Pleading the belly

Central California Women's Facility in Chowchilla.

The LA Times opines that the state’s recent decision to let mothers incarcerated for non-violent, non-serious crimes out of prison early is akin to having them “plead the belly.” Never heard the term? Apparently, under English common law (when the death penalty was still in effect), women could ask that their execution be stayed if and while they were pregnant–leading, allegedly, to women lying about being pregnant to avoid death. The state’s new policy, which is expected to extend to fathers as well, is no less bizarre, the Times writes:

We understand the rationale for all this. Families are thought to exert a stabilizing influence on former inmates, making them less likely to commit further crimes. The state is under a federal court order to cut its prison population by at least 30,000 before July 2013, forcing officials to find creative solutions to a very difficult problem. Data show that kids are better off living with their actual parents, even when those parents are convicted felons, than they would be in the foster care system.

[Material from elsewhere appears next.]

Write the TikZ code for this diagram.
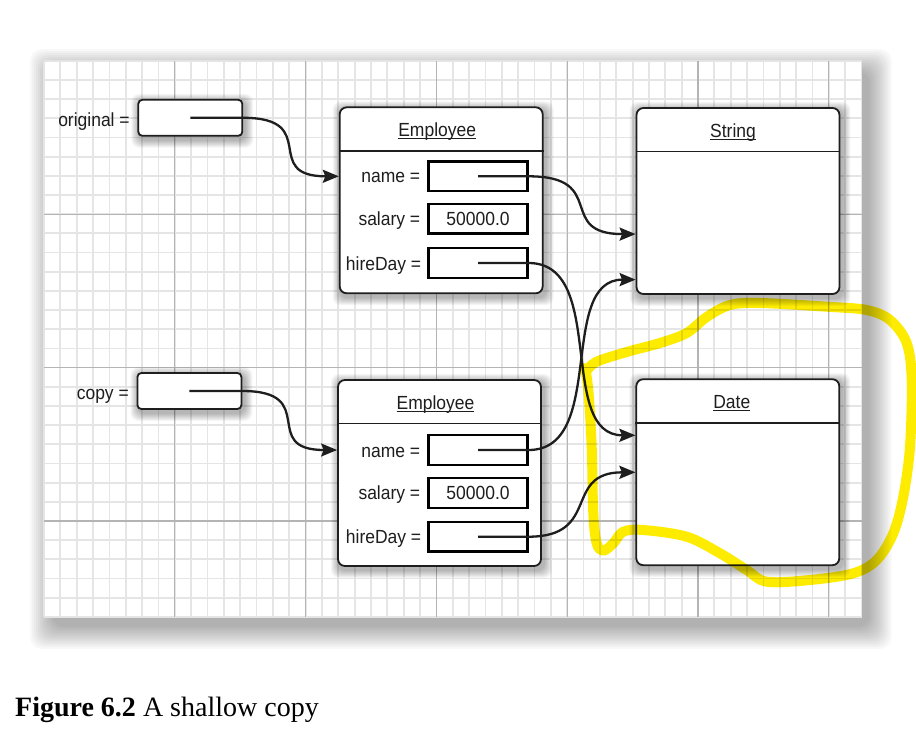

But that comes with a caveat: If the newly released inmates don’t get the public assistance they need in the form of housing, drug-rehab programs, child welfare and other services, their kids could end up worse off. Moreover, from a fairness standpoint it’s very hard to justify giving reduced sentences to people simply because they’re parents, when the same opportunity isn’t given to non-parents convicted of identical or lesser crimes.

The Sacramento Bee points out that administratively, the program will be hard to carry out:

Two inmates who had been prescreened for release were unable to secure suitable home placements. In one case, the father in the home had a gun collection that he was unwilling to give up. In the other, the mother didn’t want her daughter back in the home.

But the Bee argues the program is worthwhile nonetheless–a policy that uniquely targets the community ripples of incarceration rather than simply focusing on freeing up space in the system. Over half of the women in prison in California have children, and the relatively remote women’s prisons afford few chances for children to visit their incarcerated mothers.

Most strikingly, the fact that the Times had to reach back to 1300s England for an analogy shows how rare this sort of policy is–one that uses a concept of social good rather than justice or fairness as an underlying principle.